There’s something gratifying about being recognised as you walk into the venue for your first author event. “Hi Sue! Glad you could make it!” said the voice. It was actually the publisher and editor, Iain Grant, talking, but for a man who met for about an hour two years ago this isn’t bad.
The authors for tonight’s event meet in the coffee shop, they are relaxed and poised about reading. I am nervous. We discover there will be at least 70-80 people present for Friday’s big launch – now that’s an audience. To mask more nervousness I ask what everyone’s wearing on Friday. They look surprised, clearly haven’t thought about it before, perhaps preoccupied with more worthy literary things. I mention I was going to wear something sparkly and heels. I have set the bar low. Oh dear.
In the event, our audience for this free drop in event is tiny. It’s a freezing cold night and we all understand. But we read anyway. The questions we get asked are excellent and the comments are positive. It’s lovely to meet everyone and I feel really encouraged.
Everyone else has author business cards. I don’t. I get some online on my way home. They should arrive in time for Friday. I decide it’s time to take myself seriously.
Friday is a ticketed event. We start off with a boozy reception in the library – to loosen the vocal chords for reading in a theatre (well that was what I told myself…) and then make our way to the theatre. The stage is set, a table for the seven of us, and a complicated and engaging Powerpoint presentation about the writing process delivered by Iain and interspersed by readings from the authors. I manage not to embarrass myself by falling over in my heels as I walk across the stage. So far so good.
Finally, we sit and sign copies of the books as the audience come up and ask questions. I’ve got to improve my signature… I feel it’s not flamboyant enough.
And so there you go! I have a book out. An actual book. Here’s the link should you want to go and buy it. I think it would make a great Christmas present for everyone you know. Go on, get it. Books are easy to giftwrap too…

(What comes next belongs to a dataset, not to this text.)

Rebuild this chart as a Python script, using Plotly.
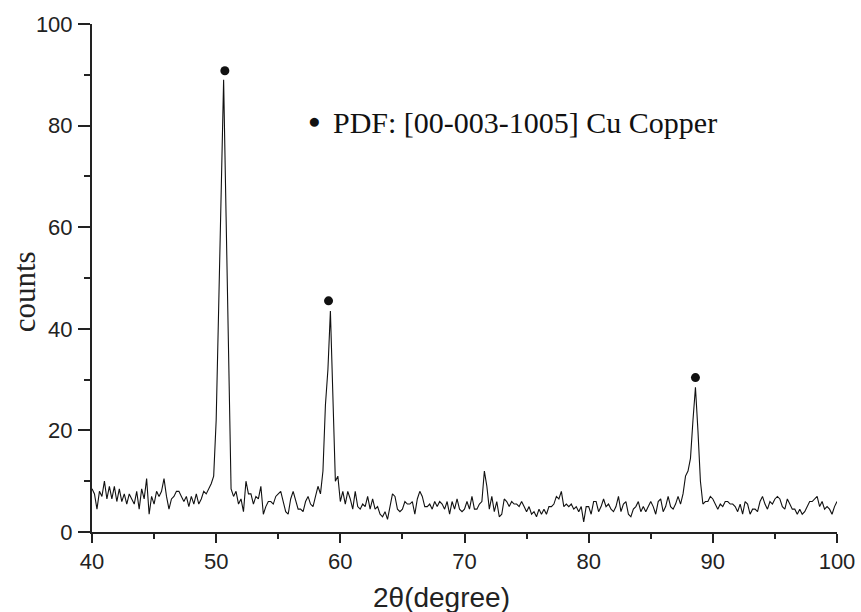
import numpy as np
import plotly.graph_objects as go

# 2-theta grid: 40.0 .. 100.0 in 0.2 deg steps, split in decades
counts_40s = [8.5, 7.5, 4.5, 8.0, 7.0, 10.0, 6.5, 9.0, 6.5, 9.0,
              6.0, 8.5, 6.0, 7.5, 5.5, 7.5, 6.5, 5.5, 8.0, 4.5,
              8.5, 6.5, 10.5, 3.5, 7.0, 5.5, 8.0, 7.0, 8.0, 10.5,
              7.0, 4.5, 6.5, 7.0, 8.0, 8.0, 7.0, 6.0, 7.0, 5.0,
              7.0, 5.5, 7.5, 5.5, 6.5, 8.0, 7.5, 8.5, 9.5, 11.0]
counts_50s = [22.0, 44.0, 67.0, 89.0, 62.0, 36.0, 8.5, 7.0, 8.0, 5.5,
              6.5, 4.0, 10.0, 7.5, 7.5, 5.5, 7.0, 6.5, 9.0, 3.5,
              5.0, 6.0, 6.0, 5.5, 7.0, 7.5, 8.0, 6.0, 4.0, 3.5,
              6.5, 8.0, 6.0, 4.5, 4.5, 4.0, 6.0, 7.0, 5.5, 5.0,
              7.0, 9.0, 7.5, 12.0, 25.0, 32.0, 43.5, 26.0, 10.0, 11.0]
counts_60s = [6.0, 8.0, 5.5, 8.0, 6.5, 4.5, 8.0, 5.0, 4.5, 5.5,
              5.0, 7.0, 4.5, 6.5, 4.5, 5.0, 3.5, 3.0, 4.0, 2.5,
              5.0, 7.5, 7.0, 4.5, 4.0, 4.5, 6.0, 5.5, 5.5, 6.0,
              3.5, 6.5, 8.0, 7.0, 5.0, 5.0, 5.5, 4.5, 6.0, 5.0,
              6.0, 5.5, 4.5, 6.0, 3.5, 6.0, 4.5, 6.5, 4.5, 4.0]
counts_70s = [4.5, 6.0, 4.5, 7.0, 4.5, 4.5, 5.5, 6.0, 12.0, 9.0,
              4.5, 7.0, 4.0, 6.0, 3.0, 3.5, 6.5, 6.0, 5.0, 6.0,
              5.5, 5.5, 5.0, 6.0, 5.0, 4.0, 5.0, 3.5, 4.0, 3.0,
              4.5, 3.5, 4.5, 3.5, 5.0, 5.0, 5.5, 7.0, 6.5, 8.0,
              5.0, 5.5, 5.0, 5.5, 4.5, 5.0, 4.0, 5.0, 2.0, 5.0]
counts_80s = [5.0, 3.5, 6.0, 6.0, 4.0, 5.0, 6.5, 5.0, 5.5, 4.5,
              4.0, 5.0, 7.0, 4.0, 5.5, 6.0, 3.5, 3.0, 4.5, 5.0,
              6.0, 4.0, 5.0, 4.0, 5.0, 6.0, 5.0, 3.5, 6.0, 6.5,
              4.0, 5.0, 7.0, 5.0, 4.5, 5.5, 7.0, 5.5, 7.5, 11.0,
              12.0, 14.5, 22.0, 28.5, 20.0, 10.0, 5.5, 6.0, 6.0, 7.0]
counts_90s = [6.5, 5.5, 4.5, 5.5, 5.0, 6.0, 6.0, 5.5, 5.5, 5.0,
              4.0, 5.5, 3.5, 6.0, 5.5, 3.5, 4.5, 4.5, 4.0, 6.0,
              7.0, 5.5, 4.5, 6.0, 5.5, 6.5, 7.0, 6.5, 5.0, 4.5,
              6.5, 5.5, 4.5, 4.5, 3.5, 4.5, 3.5, 4.0, 5.0, 6.0,
              6.0, 6.5, 7.0, 5.0, 6.0, 4.5, 5.0, 4.5, 3.5, 5.0,
              6.0]
segment_starts = [40.0, 50.0, 60.0, 70.0, 80.0, 90.0]

# Cu reference peaks (marker dots above the peaks)
peak_positions = [50.7, 59.05, 88.6]
peak_marker_heights = [90.8, 45.5, 30.4]

x_ticks = [40, 50, 60, 70, 80, 90, 100]
y_ticks = [0, 20, 40, 60, 80, 100]
legend_symbol = "●"
legend_label = "PDF: [00-003-1005] Cu Copper"
x_title = "2θ(degree)"
y_title = "counts"

segments = [counts_40s, counts_50s, counts_60s, counts_70s, counts_80s, counts_90s]
two_theta, counts = [], []
for start, seg in zip(segment_starts, segments):
    two_theta += [round(start + 0.2 * i, 2) for i in range(len(seg))]
    counts += seg

fig = go.Figure()
fig.add_trace(go.Scatter(x=two_theta, y=counts, mode="lines",
                         line=dict(color="#111111", width=1.1), showlegend=False,
                         hoverinfo="skip"))
fig.add_trace(go.Scatter(x=peak_positions, y=peak_marker_heights, mode="markers",
                         marker=dict(color="#111", size=9, symbol="circle"),
                         showlegend=False, cliponaxis=False))

tick_font = dict(family="Liberation Sans, Arial, sans-serif", size=22, color="#222")
axis_common = dict(showgrid=False, zeroline=False, showline=True, linecolor="#222",
                   linewidth=2, ticks="outside", tickcolor="#222", tickwidth=2,
                   tickfont=tick_font, mirror=False, automargin=False,
                   ticklabeloverflow="allow")

fig.update_xaxes(range=[40, 100], tickvals=x_ticks, ticklen=9,
                 minor=dict(dtick=5, ticklen=5, tickwidth=2, tickcolor="#222", ticks="outside"),
                 ticklabelstandoff=0, **axis_common)
fig.update_yaxes(range=[0, 100], tickvals=y_ticks, ticklen=12,
                 minor=dict(dtick=10, ticklen=6, tickwidth=2, tickcolor="#222", ticks="outside"),
                 ticklabelstandoff=1, **axis_common)

serif = "Liberation Serif, Times New Roman, serif"
fig.add_annotation(text=legend_symbol, xref="paper", yref="paper", x=0.298, y=0.81,
                   xanchor="center", yanchor="middle", showarrow=False,
                   font=dict(family=serif, size=21, color="#111"))
fig.add_annotation(text=legend_label, xref="paper", yref="paper", x=0.3206, y=0.807,
                   xanchor="left", yanchor="middle", showarrow=False,
                   font=dict(family=serif, size=30, color="#111"))
fig.add_annotation(text=x_title, xref="paper", yref="paper", x=0.469, y=-0.128,
                   xanchor="center", yanchor="middle", showarrow=False,
                   font=dict(family="Liberation Sans, Arial, sans-serif", size=28, color="#222"))
fig.add_annotation(text=y_title, xref="paper", yref="paper", x=-0.0905, y=0.473,
                   xanchor="center", yanchor="middle", showarrow=False, textangle=-90,
                   font=dict(family=serif, size=31, color="#222"))

fig.update_layout(width=861, height=612, margin=dict(l=92, r=23.5, t=24, b=80),
                  paper_bgcolor="white", plot_bgcolor="white", showlegend=False)

fig.write_html("out.html")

For the record, I wasn’t even there and I was stressed about what I WOULD have worn, if I had been! I had several hypothetical choices (stop me if this starts to sound crazy), though none included heels, because heels + Maria = utter disaster in the form of stumbling and unstoppable giggling…

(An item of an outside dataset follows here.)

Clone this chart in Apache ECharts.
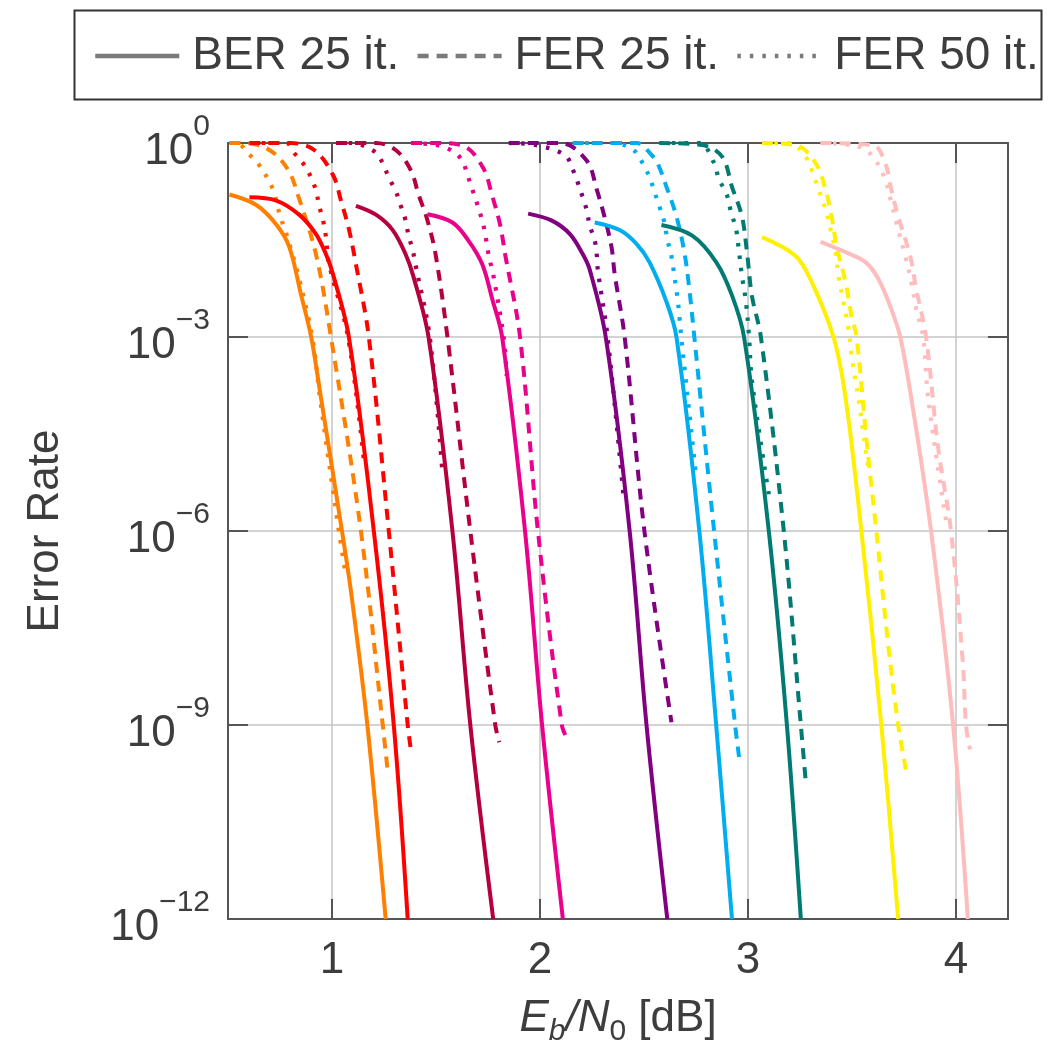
<!DOCTYPE html>
<html>
<head>
<meta charset="utf-8">
<script src="https://cdn.jsdelivr.net/npm/echarts@6/dist/echarts.min.js"></script>
<style>
html,body{margin:0;padding:0;background:#fff;overflow:hidden;width:100%;height:100%;}
#chart{width:100vw;height:100vh;}
</style>
</head>
<body>
<div id="chart"></div>
<script>
// ---- axis ticks ----
const xTicks = [1, 2, 3, 4];
const xMin = 0.5, xMax = 4.25;
const yMin = 1e-12, yMax = 1;

// ---- legend labels ----
const legendNames = ['BER 25 it.', 'FER 25 it.', 'FER 50 it.'];

// ---- colours per code ----
const codeColors = ['#ff8000', '#ff0000', '#b5003c', '#ea008a', '#800080', '#00aeef', '#007a72', '#fff000', '#ffbcbc'];

// ---- data: [Eb/N0 dB, error rate] ----
const orangeBER = [[0.507,0.16],[0.636,0.11],[0.732,0.055],[0.794,0.025],[0.852,4.4e-3],[0.9,1e-3],[0.947,1.15e-4],[1.048,1e-6],[1.094,1e-7],[1.17,1e-9],[1.258,1e-12]];
const orangeFER25 = [[0.507,1],[0.579,1],[0.699,0.78],[0.789,0.385],[0.837,0.154],[0.923,0.019],[0.995,1e-3],[1.139,1e-6],[1.244,1e-9],[1.268,1.9e-10]];
const orangeFER50 = [[0.507,1],[0.541,1],[0.603,0.66],[0.651,0.45],[0.694,0.27],[0.722,0.17],[0.75,0.075],[0.78,0.04],[0.804,0.022],[0.837,9.3e-3],[0.905,1e-3],[0.942,1.15e-4],[1.033,1e-6],[1.067,2e-7]];

const redBER = [[0.603,0.145],[0.732,0.129],[0.842,0.078],[0.923,0.039],[0.971,0.019],[1.005,9.3e-3],[1.081,1e-3],[1.201,1e-6],[1.297,1e-9],[1.364,1e-12]];
const redFER25 = [[0.603,1],[0.8,1],[0.914,0.78],[1.005,0.32],[1.043,0.129],[1.081,0.047],[1.115,0.0134],[1.177,1e-3],[1.273,1e-6],[1.364,1e-9],[1.378,4.4e-10]];
const redFER50 = [[0.603,1],[0.78,1],[0.818,0.7],[0.866,0.46],[0.9,0.29],[0.923,0.183],[0.938,0.108],[0.957,0.0635],[0.971,0.035],[0.986,0.0134],[1.077,1e-3],[1.153,1.26e-5]];

const crimsonBER = [[1.115,0.107],[1.211,0.078],[1.292,0.045],[1.354,0.019],[1.392,8.5e-3],[1.464,1e-3],[1.579,1e-6],[1.665,1e-9],[1.775,1e-12]];
const crimsonFER25 = [[1.02,1],[1.211,1],[1.306,0.78],[1.378,0.385],[1.416,0.16],[1.459,0.0635],[1.498,0.019],[1.555,1e-3],[1.665,1e-6],[1.785,1e-9],[1.804,5.4e-10]];
const crimsonFER50 = [[1.02,1],[1.09,1],[1.201,0.75],[1.244,0.49],[1.273,0.29],[1.306,0.183],[1.33,0.108],[1.354,0.0635],[1.368,0.037],[1.388,0.022],[1.402,0.0129],[1.47,1e-3],[1.531,7.9e-6]];

const magentaBER = [[1.459,0.079],[1.579,0.059],[1.656,0.031],[1.722,0.0134],[1.77,3.9e-3],[1.818,1e-3],[1.928,1e-6],[2.01,1e-9],[2.11,1e-12]];
const magentaFER25 = [[1.38,1],[1.5,1],[1.632,0.9],[1.727,0.41],[1.77,0.154],[1.809,0.053],[1.833,0.0185],[1.904,1e-3],[1.99,1e-6],[2.105,1e-9],[2.134,5.8e-10]];
const magentaFER50 = [[1.38,1],[1.5,0.93],[1.579,0.75],[1.627,0.53],[1.651,0.32],[1.675,0.19],[1.699,0.112],[1.722,0.063],[1.737,0.039],[1.746,0.0245],[1.761,0.0144],[1.775,9.3e-3],[1.825,1e-3],[1.84,2.5e-4]];

const purpleBER = [[1.943,0.081],[2.057,0.063],[2.144,0.039],[2.206,0.019],[2.239,0.011],[2.316,1e-3],[2.431,1e-6],[2.512,1e-9],[2.612,1e-12]];
const purpleFER25 = [[1.85,1],[2.1,1],[2.225,0.53],[2.273,0.19],[2.311,0.0706],[2.344,0.0245],[2.359,9.4e-3],[2.407,1e-3],[2.502,1e-6],[2.632,1.1e-9]];
const purpleFER50 = [[1.85,1],[1.98,0.93],[2.12,0.65],[2.158,0.385],[2.182,0.243],[2.206,0.143],[2.225,0.0906],[2.239,0.053],[2.263,0.0313],[2.273,0.0185],[2.278,0.0109],[2.325,1e-3],[2.402,3.3e-6]];

const cyanBER = [[2.263,0.059],[2.383,0.045],[2.464,0.0275],[2.526,0.0144],[2.608,3.5e-3],[2.656,1e-3],[2.766,1e-6],[2.847,1e-9],[2.923,1e-12]];
const cyanFER25 = [[2.158,1],[2.464,1],[2.541,0.63],[2.565,0.49],[2.608,0.21],[2.656,0.073],[2.694,0.0205],[2.718,5.5e-3],[2.742,1e-3],[2.837,1e-6],[2.938,1e-9],[2.957,3.2e-10]];
const cyanFER50 = [[2.158,1],[2.36,1],[2.455,0.75],[2.493,0.49],[2.526,0.3],[2.55,0.177],[2.574,0.104],[2.598,0.059],[2.612,0.0325],[2.632,0.0178],[2.646,8.8e-3],[2.66,4.3e-3],[2.67,2.1e-3],[2.679,1e-3],[2.751,6.8e-6]];

const tealBER = [[2.584,0.054],[2.732,0.037],[2.847,0.0144],[2.923,4.4e-3],[2.981,1e-3],[3.1,1e-6],[3.187,1e-9],[3.254,1e-12]];
const tealFER25 = [[2.574,1],[2.78,0.93],[2.876,0.61],[2.923,0.21],[2.971,0.073],[2.995,0.0205],[3.019,4.3e-3],[3.062,1e-3],[3.172,1e-6],[3.254,1e-9],[3.278,1.3e-10]];
const tealFER50 = [[2.574,1],[2.766,1],[2.837,0.49],[2.861,0.27],[2.895,0.171],[2.919,0.084],[2.943,0.046],[2.957,0.0205],[2.971,8.8e-3],[2.99,3.5e-3],[3.005,1e-3],[3.019,2.1e-4],[3.1,3.7e-6]];

const yellowBER = [[3.067,0.035],[3.23,0.0178],[3.306,7.1e-3],[3.411,1e-3],[3.469,1.15e-4],[3.545,1e-6],[3.641,1e-9],[3.722,1e-12]];
const yellowFER25 = [[3.067,1],[3.23,0.93],[3.325,0.49],[3.373,0.19],[3.402,0.073],[3.426,0.0253],[3.469,7.1e-3],[3.498,2.1e-3],[3.522,1e-3],[3.57,2.5e-5],[3.617,1e-6],[3.672,2e-8],[3.722,1e-9],[3.761,1.9e-10]];
const yellowFER50 = [[3.067,1],[3.2,1],[3.23,0.93],[3.278,0.61],[3.306,0.385],[3.34,0.19],[3.373,0.094],[3.397,0.046],[3.421,0.0205],[3.435,8.8e-3],[3.459,3.5e-3],[3.483,1.35e-3],[3.498,5.2e-4],[3.517,2.1e-4],[3.531,1.14e-4],[3.579,8.6e-6]];

const pinkBER = [[3.349,0.0295],[3.469,0.0205],[3.565,0.0144],[3.627,7.9e-3],[3.689,2.7e-3],[3.732,1e-3],[3.785,1.14e-4],[3.88,1e-6],[3.986,1e-9],[4.057,1e-12]];
const pinkFER25 = [[3.349,1],[3.6,0.93],[3.66,0.49],[3.689,0.19],[3.722,0.073],[3.78,0.0178],[3.809,5.5e-3],[3.856,1e-3],[3.914,1.95e-5],[3.976,1e-6],[4.033,9.1e-9],[4.048,1e-9],[4.067,4.2e-10]];
const pinkFER50 = [[3.349,1],[3.498,0.93],[3.565,0.78],[3.612,0.55],[3.66,0.27],[3.689,0.12],[3.722,0.046],[3.756,0.0178],[3.785,7.1e-3],[3.809,2.7e-3],[3.842,1e-3],[3.866,1.14e-4],[3.952,1.48e-6]];

const codes = [
  [orangeBER, orangeFER25, orangeFER50],
  [redBER, redFER25, redFER50],
  [crimsonBER, crimsonFER25, crimsonFER50],
  [magentaBER, magentaFER25, magentaFER50],
  [purpleBER, purpleFER25, purpleFER50],
  [cyanBER, cyanFER25, cyanFER50],
  [tealBER, tealFER25, tealFER50],
  [yellowBER, yellowFER25, yellowFER50],
  [pinkBER, pinkFER25, pinkFER50]
];

// ---- styling ----
const FONT = '"Liberation Sans", Arial, sans-serif';
const TXT = '#3d3d3d';
const FRAME = '#555555';
const lineTypes = ['solid', [11, 8], [3.5, 9]];
const lineWidths = [4, 4, 4.2];

const series = [];
codes.forEach((c, i) => {
  [2, 1, 0].forEach(k => {
    series.push({
      type: 'line',
      name: 'code' + i + '-' + k,
      data: c[k],
      showSymbol: false,
      symbol: 'none',
      smooth: 0.35,
      silent: true,
      lineStyle: { color: codeColors[i], width: lineWidths[k], type: lineTypes[k], cap: 'butt' },
      z: 3 + (2 - k)
    });
  });
});
// legend-only series (gray samples)
legendNames.forEach((n, k) => {
  series.push({
    type: 'line', name: n, data: [], symbol: 'none', showSymbol: false,
    itemStyle: { color: '#7a7a7a' },
    lineStyle: { color: '#7a7a7a', width: 4.5, type: lineTypes[k] }
  });
});

const chart = echarts.init(document.getElementById('chart'), null, { renderer: 'canvas', width: 1050, height: 1052 });
const yLabelFmt = v => {
  const e = Math.round(Math.log10(v));
  return '{b|10}{s|' + (e < 0 ? '\u2212' + (-e) : String(e)) + '}';
};

chart.setOption({
  animation: false,
  backgroundColor: '#ffffff',
  textStyle: { fontFamily: FONT },
  grid: { left: 228, right: 42, top: 143, bottom: 127, containLabel: false },
  legend: {
    data: legendNames.map(n => ({ name: n })),
    left: 88, top: 28,
    itemWidth: 84, itemHeight: 14, itemGap: 16,
    itemStyle: { opacity: 0, borderWidth: 0 },
    lineStyle: { width: 4.5, color: '#7a7a7a' },
    textStyle: { fontSize: 46, color: TXT, fontFamily: FONT, padding: [0, 0, 0, 8] },
    selectedMode: false
  },
  graphic: [{
    type: 'rect', left: 72, top: 8, silent: true,
    shape: { width: 967, height: 89 },
    style: { fill: 'none', stroke: '#333', lineWidth: 2 }
  }],
  xAxis: [{
    type: 'value', min: xMin, max: xMax, position: 'bottom',
    name: '{i|E}{sb|b}{i|/N}{s0|0}{n| [dB]}',
    nameLocation: 'middle', nameGap: 78,
    nameTextStyle: {
      rich: {
        i: { fontSize: 44, fontStyle: 'italic', color: TXT, fontFamily: FONT, verticalAlign: 'top', lineHeight: 50 },
        sb: { fontSize: 30, fontStyle: 'italic', color: TXT, fontFamily: FONT, verticalAlign: 'bottom', lineHeight: 30 },
        s0: { fontSize: 30, color: TXT, fontFamily: FONT, verticalAlign: 'bottom', lineHeight: 30 },
        n: { fontSize: 44, color: TXT, fontFamily: FONT, verticalAlign: 'top', lineHeight: 50 }
      }
    },
    axisLine: { show: true, onZero: false, lineStyle: { color: FRAME, width: 2 } },
    axisTick: { show: true, inside: true, length: 20, customValues: xTicks, lineStyle: { color: FRAME, width: 2 } },
    axisLabel: { show: true, customValues: xTicks, fontSize: 44, color: TXT, fontFamily: FONT, margin: 20 },
    splitLine: { show: true, lineStyle: { color: '#c4c4c4', width: 1.5 } }
  }, {
    type: 'value', min: xMin, max: xMax, position: 'top',
    axisLine: { show: true, onZero: false, lineStyle: { color: FRAME, width: 2 } },
    axisTick: { show: true, inside: true, length: 20, customValues: xTicks, lineStyle: { color: FRAME, width: 2 } },
    axisLabel: { show: false },
    splitLine: { show: false }
  }],
  yAxis: [{
    type: 'log', logBase: 10, min: yMin, max: yMax, interval: 3, position: 'left',
    name: 'Error Rate', nameLocation: 'middle', nameGap: 160, nameRotate: 90,
    nameTextStyle: { fontSize: 44, color: TXT, fontFamily: FONT },
    axisLine: { show: true, onZero: false, lineStyle: { color: FRAME, width: 2 } },
    axisTick: { show: true, inside: true, length: 20, lineStyle: { color: FRAME, width: 2 } },
    axisLabel: {
      show: true, margin: 18, formatter: yLabelFmt,
      rich: {
        b: { fontSize: 44, color: TXT, fontFamily: FONT, verticalAlign: 'bottom', lineHeight: 62 },
        s: { fontSize: 30, color: TXT, fontFamily: FONT, verticalAlign: 'top', lineHeight: 30 }
      }
    },
    splitLine: { show: true, lineStyle: { color: '#c4c4c4', width: 1.5 } }
  }, {
    type: 'log', logBase: 10, min: yMin, max: yMax, interval: 3, position: 'right',
    axisLine: { show: true, onZero: false, lineStyle: { color: FRAME, width: 2 } },
    axisTick: { show: true, inside: true, length: 20, lineStyle: { color: FRAME, width: 2 } },
    axisLabel: { show: false },
    splitLine: { show: false }
  }],
  series: series
});
</script>
</body>
</html>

Well tell me what you would have worn!
A navy blue shift dress, a grey cardigan, and knee high boots 🙂
Reblogged this on Chateaux en Espagne and commented:
This is Sue’s take on the book launch – she obviously felt more nervous than she looked. I think I learned three things:
1. Take plenty of biros to sign books – we only had one or two between the lot of us.
2. The audience wants to know about the scope of the story and especially about the writing journey.
3. Relax and enjoy it, the hard work is over.